The synchronization of movements was flawless. When dialogues were rendered the mukhajabhinaya was noticed. The nritta and abhinaya were given proper importance. Sanskrit text is used more for suggestion to be in consonance with visual poetry. If one expected Ganga’s descent in Jata of Lord Shiva to be shown as forceful descent, then the choreographer only suggested it instead showing it with loud music.
Often the sung text narrated what the state of Ganga is today. The dance becomes contemporary in that context.  And the production ends on the note of Ganga still flowing.

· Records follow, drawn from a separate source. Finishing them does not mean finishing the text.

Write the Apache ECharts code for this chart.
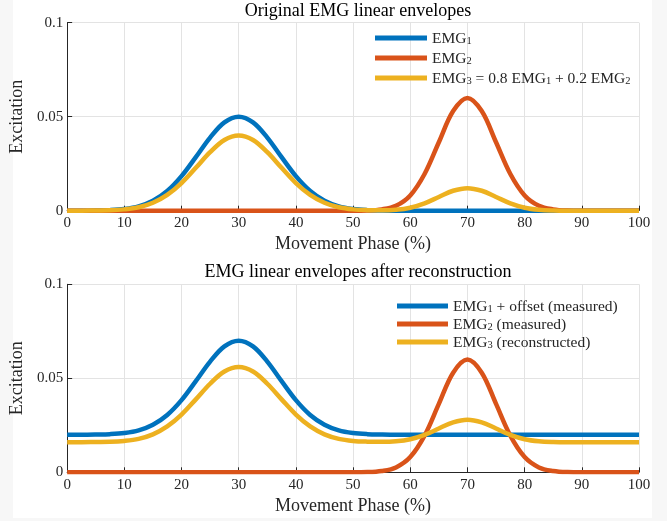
<!DOCTYPE html>
<html>
<head>
<meta charset="utf-8">
<script src="https://cdn.jsdelivr.net/npm/echarts@6/dist/echarts.min.js"></script>
<style>
  html, body { margin: 0; padding: 0; background: #f7f7f7; }
  #chart { position: absolute; left: 0; top: 0; width: 667px; height: 521px; }
  .paper { position: absolute; left: 13px; top: 0; width: 639px; height: 518px; background: #fff; }
</style>
</head>
<body>
<div class="paper"></div>
<div id="chart"></div>
<script>
// movement phase (%) sampled every 2.5
const phase = [0, 2.5, 5, 7.5, 10, 12.5, 15, 17.5, 20, 22.5, 25, 27.5, 30, 32.5, 35, 37.5, 40,
  42.5, 45, 47.5, 50, 52.5, 55, 57.5, 60, 62.5, 65, 67.5, 70, 72.5, 75, 77.5, 80,
  82.5, 85, 87.5, 90, 92.5, 95, 97.5, 100]

// top panel: original envelopes
const emg1 = [0, 0, 0.0001, 0.0003, 0.0009, 0.0023, 0.0053, 0.0105, 0.0184, 0.0285, 0.0389, 0.0470, 0.0500,
  0.0470, 0.0389, 0.0285, 0.0184, 0.0105, 0.0053, 0.0023, 0.0009, 0.0003, 0.0001,
  0, 0, 0, 0, 0, 0, 0, 0, 0, 0, 0, 0, 0, 0, 0, 0, 0, 0]
const emg2 = [0, 0, 0, 0, 0, 0, 0, 0, 0, 0, 0, 0, 0, 0, 0, 0, 0, 0, 0, 0,
  0, 0.0001, 0.0007, 0.0026, 0.0081, 0.0195, 0.0364, 0.0530, 0.0600, 0.0530, 0.0364, 0.0195, 0.0081,
  0.0026, 0.0007, 0.0001, 0, 0, 0, 0, 0]
const emg3 = [0, 0, 0.0001, 0.0002, 0.0007, 0.0018, 0.0042, 0.0084, 0.0147, 0.0228, 0.0311, 0.0376, 0.0400,
  0.0376, 0.0311, 0.0228, 0.0147, 0.0084, 0.0042, 0.0018, 0.0007, 0.0003, 0.0002,
  0.0005, 0.0016, 0.0039, 0.0073, 0.0106, 0.0120, 0.0106, 0.0073, 0.0039, 0.0016,
  0.0005, 0.0001, 0, 0, 0, 0, 0, 0]

// bottom panel: after reconstruction
const emg1Offset = [0.0200, 0.0200, 0.0201, 0.0203, 0.0209, 0.0223, 0.0253, 0.0305, 0.0384, 0.0485, 0.0589, 0.0670, 0.0700,
  0.0670, 0.0589, 0.0485, 0.0384, 0.0305, 0.0253, 0.0223, 0.0209, 0.0203, 0.0201,
  0.02, 0.02, 0.02, 0.02, 0.02, 0.02, 0.02, 0.02, 0.02, 0.02, 0.02, 0.02, 0.02, 0.02, 0.02, 0.02, 0.02, 0.02]
const emg3Recon = [0.0160, 0.0160, 0.0161, 0.0162, 0.0167, 0.0178, 0.0202, 0.0244, 0.0307, 0.0388, 0.0471, 0.0536, 0.0560,
  0.0536, 0.0471, 0.0388, 0.0307, 0.0244, 0.0202, 0.0178, 0.0167, 0.0163, 0.0162,
  0.0165, 0.0176, 0.0199, 0.0233, 0.0266, 0.0280, 0.0266, 0.0233, 0.0199, 0.0176,
  0.0165, 0.0161, 0.0160, 0.0160, 0.0160, 0.0160, 0.0160, 0.0160]

const colors = ['#0072BD', '#D95319', '#EDB120']
const FONT = '"Liberation Serif", "DejaVu Serif", serif'
const TXT = '#262626'

const pairs = ys => phase.map((x, i) => [x, ys[i]])

// legend labels with subscripts
const labelMap = {
    'EMG1': '{n|EMG}{s|1}',
    'EMG2': '{n|EMG}{s|2}',
    'EMG3 = 0.8 EMG1 + 0.2 EMG2': '{n|EMG}{s|3}{n| = 0.8 EMG}{s|1}{n| + 0.2 EMG}{s|2}',
    'EMG1 + offset (measured)': '{n|EMG}{s|1}{n| + offset (measured)}',
    'EMG2 (measured)': '{n|EMG}{s|2}{n| (measured)}',
    'EMG3 (reconstructed)': '{n|EMG}{s|3}{n| (reconstructed)}',
}
const rich = {
    n: { fontFamily: FONT, fontSize: 15.5, color: TXT, lineHeight: 17, verticalAlign: 'bottom' },
    s: { fontFamily: FONT, fontSize: 10.5, color: TXT, lineHeight: 10, verticalAlign: 'bottom' },
}

const grids = [
    { left: 67, width: 572, top: 22.7, height: 188 },
    { left: 67, width: 572, top: 284.3, height: 188 },
]

const makeX = idx => ({
    type: 'value', gridIndex: idx, min: 0, max: 100, interval: 10,
    name: 'Movement Phase (%)', nameLocation: 'middle', nameGap: 25,
    nameTextStyle: { fontFamily: FONT, fontSize: 18, color: TXT },
    axisLine: { show: true, lineStyle: { color: TXT, width: 1 } },
    axisTick: { show: true, inside: true, length: 5, lineStyle: { color: TXT } },
    axisLabel: { fontFamily: FONT, fontSize: 15, color: TXT, margin: 5 },
    splitLine: { show: true, lineStyle: { color: '#e3e3e3', width: 1 } },
})
const makeY = idx => ({
    type: 'value', gridIndex: idx, min: 0, max: 0.1, interval: 0.05,
    name: 'Excitation', nameLocation: 'middle', nameGap: 33,
    nameTextStyle: { fontFamily: FONT, fontSize: 18, color: TXT },
    axisLine: { show: true, lineStyle: { color: TXT, width: 1 } },
    axisTick: { show: true, inside: true, length: 5, lineStyle: { color: TXT } },
    axisLabel: { fontFamily: FONT, fontSize: 15, color: TXT, margin: 4,
        formatter: v => String(v) },
    splitLine: { show: true, lineStyle: { color: '#e3e3e3', width: 1 } },
})

const line = (name, ys, color, idx) => ({
    name, type: 'line', xAxisIndex: idx, yAxisIndex: idx,
    data: pairs(ys), showSymbol: false, smooth: 0.35,
    lineStyle: { color, width: 4.5 }, itemStyle: { color },
    emphasis: { disabled: true }, animation: false,
})

const legendBase = {
    orient: 'vertical', icon: 'rect', itemHeight: 5, align: 'left', padding: 0,
    formatter: name => labelMap[name],
    textStyle: { rich, padding: [0, 0, 0, 0] },
    selectedMode: false,
}

const chart = echarts.init(document.getElementById('chart'), null, { renderer: 'canvas' })
chart.setOption({
    backgroundColor: 'transparent',
    animation: false,
    title: [
        { text: 'Original EMG linear envelopes', left: 353, top: -3, textAlign: 'center',
          textStyle: { fontFamily: FONT, fontSize: 18, fontWeight: 'normal', color: '#000' } },
        { text: 'EMG linear envelopes after reconstruction', left: 353, top: 258, textAlign: 'center',
          textStyle: { fontFamily: FONT, fontSize: 18, fontWeight: 'normal', color: '#000' } },
    ],
    legend: [
        Object.assign({}, legendBase, {
            left: 375, top: 30.5, itemWidth: 52, itemGap: 4,
            data: ['EMG1', 'EMG2', 'EMG3 = 0.8 EMG1 + 0.2 EMG2'],
        }),
        Object.assign({}, legendBase, {
            left: 397, top: 298.5, itemWidth: 51, itemGap: 2,
            data: ['EMG1 + offset (measured)', 'EMG2 (measured)', 'EMG3 (reconstructed)'],
        }),
    ],
    grid: grids,
    xAxis: [makeX(0), makeX(1)],
    yAxis: [makeY(0), makeY(1)],
    series: [
        line('EMG1', emg1, colors[0], 0),
        line('EMG2', emg2, colors[1], 0),
        line('EMG3 = 0.8 EMG1 + 0.2 EMG2', emg3, colors[2], 0),
        line('EMG1 + offset (measured)', emg1Offset, colors[0], 1),
        line('EMG2 (measured)', emg2, colors[1], 1),
        line('EMG3 (reconstructed)', emg3Recon, colors[2], 1),
    ],
})
</script>
</body>
</html>
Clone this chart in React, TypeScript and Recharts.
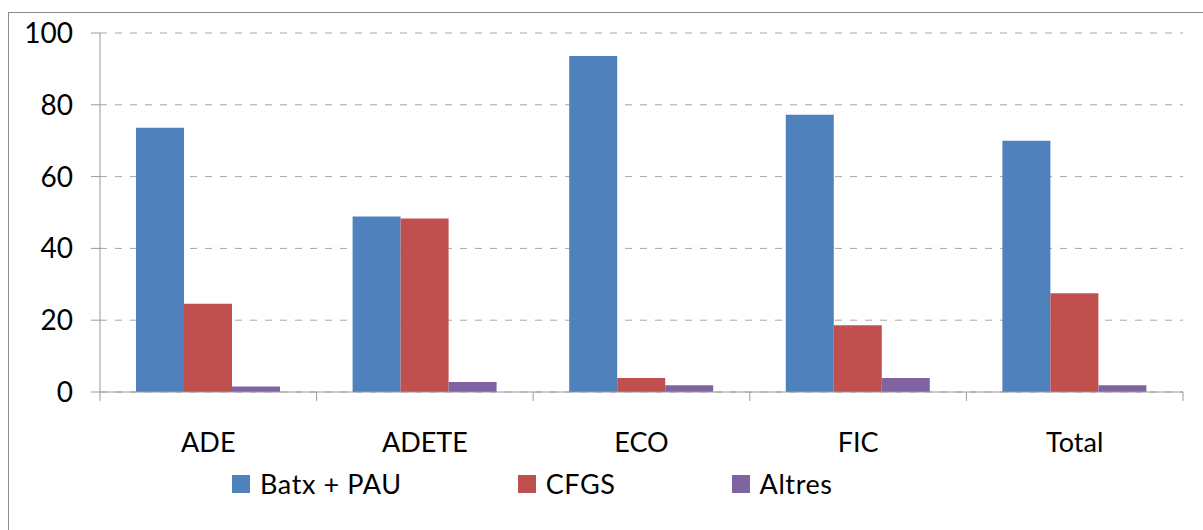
import React from 'react';
import { BarChart, Bar, XAxis, YAxis, CartesianGrid, Legend } from 'recharts';

const categories = ['ADE', 'ADETE', 'ECO', 'FIC', 'Total'];
const batxPau = [73.6, 48.9, 93.6, 77.2, 70.0];
const cfgs = [24.6, 48.3, 3.9, 18.6, 27.5];
const altres = [1.5, 2.8, 1.9, 3.9, 1.9];
const yTicks = [0, 20, 40, 60, 80, 100];

const series = [
  { key: 'batx', name: 'Batx + PAU', color: '#4F81BD' },
  { key: 'cfgs', name: 'CFGS', color: '#C0504D' },
  { key: 'altres', name: 'Altres', color: '#8064A2' },
];

const data = categories.map((cat, i) => ({
  cat,
  batx: batxPau[i],
  cfgs: cfgs[i],
  altres: altres[i],
}));

const font = 'Lato, "Open Sans", sans-serif';
const axisGray = '#9a9a9a';
const AXIS_Y = 392;

// category label plus Excel-style tick marks on the band edges
function CategoryTick(props: any) {
  const { x, y, payload, index, width, visibleTicksCount } = props;
  const step = width / visibleTicksCount;
  const left = x - step / 2;
  return (
    <g>
      <line x1={left} x2={left} y1={AXIS_Y} y2={AXIS_Y + 9} stroke={axisGray} />
      {index === visibleTicksCount - 1 && (
        <line x1={left + step} x2={left + step} y1={AXIS_Y} y2={AXIS_Y + 9} stroke={axisGray} />
      )}
      <text x={x} y={y} dy={20} textAnchor="middle" fontFamily={font} fontSize={27} fill="#000">
        {payload.value}
      </text>
    </g>
  );
}

function LegendRow() {
  return (
    <div style={{ height: 30, display: 'flex', alignItems: 'center', paddingLeft: 232, gap: 116 }}>
      {series.map((s) => (
        <div key={s.key} style={{ display: 'flex', alignItems: 'center' }}>
          <span style={{ width: 18, height: 18, background: s.color, marginRight: 10, display: 'inline-block' }} />
          <span style={{ fontFamily: font, fontSize: 27, color: '#000', lineHeight: '30px', letterSpacing: 0.6 }}>
            {s.name}
          </span>
        </div>
      ))}
    </div>
  );
}

export default function App() {
  return (
    <div style={{ position: 'absolute', left: 0, top: 0, width: 1203, height: 530, background: '#fff', overflow: 'hidden' }}>
      <div
        style={{
          position: 'absolute',
          left: 8,
          top: 12,
          width: 1210,
          height: 540,
          borderLeft: '1px solid #8c8c8c',
          borderTop: '1px solid #8c8c8c',
        }}
      />
      <div style={{ position: 'absolute', left: 0, top: 0 }}>
        <BarChart
          width={1203}
          height={530}
          data={data}
          margin={{ top: 33, right: 20, left: 8, bottom: 48 }}
          barGap={0}
          barSize={48}
        >
          <CartesianGrid vertical={false} stroke="#a6a6a6" strokeDasharray="7 8" />
          <XAxis
            dataKey="cat"
            height={60}
            stroke={axisGray}
            tickLine={false}
            tickSize={0}
            tickMargin={40}
            interval={0}
            tick={<CategoryTick />}
          />
          <YAxis
            domain={[0, 100]}
            ticks={yTicks}
            width={92}
            tickSize={9}
            tickMargin={18}
            stroke={axisGray}
            tick={{ fontFamily: font, fontSize: 28, fill: '#000' }}
          />
          <Legend
            content={<LegendRow />}
            wrapperStyle={{ left: 0, top: 469, width: 1203, height: 30 }}
          />
          {series.map((s) => (
            <Bar key={s.key} dataKey={s.key} name={s.name} fill={s.color} isAnimationActive={false} />
          ))}
        </BarChart>
      </div>
    </div>
  );
}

The festival has come to stay as an important landmark in Bhubaneswar. Ratikant with an army of supporters, volunteers, well wishers, disciples from Kolkata, Mumbai, even a sound engineer from Singapore assisting for sound, has shown his organizing capabilities. That being a son of great guru like Kelucharan Mohapatra, he has great responsibility to keep up the high standards he has succeeded.  And he deserves congratulations from all concerned.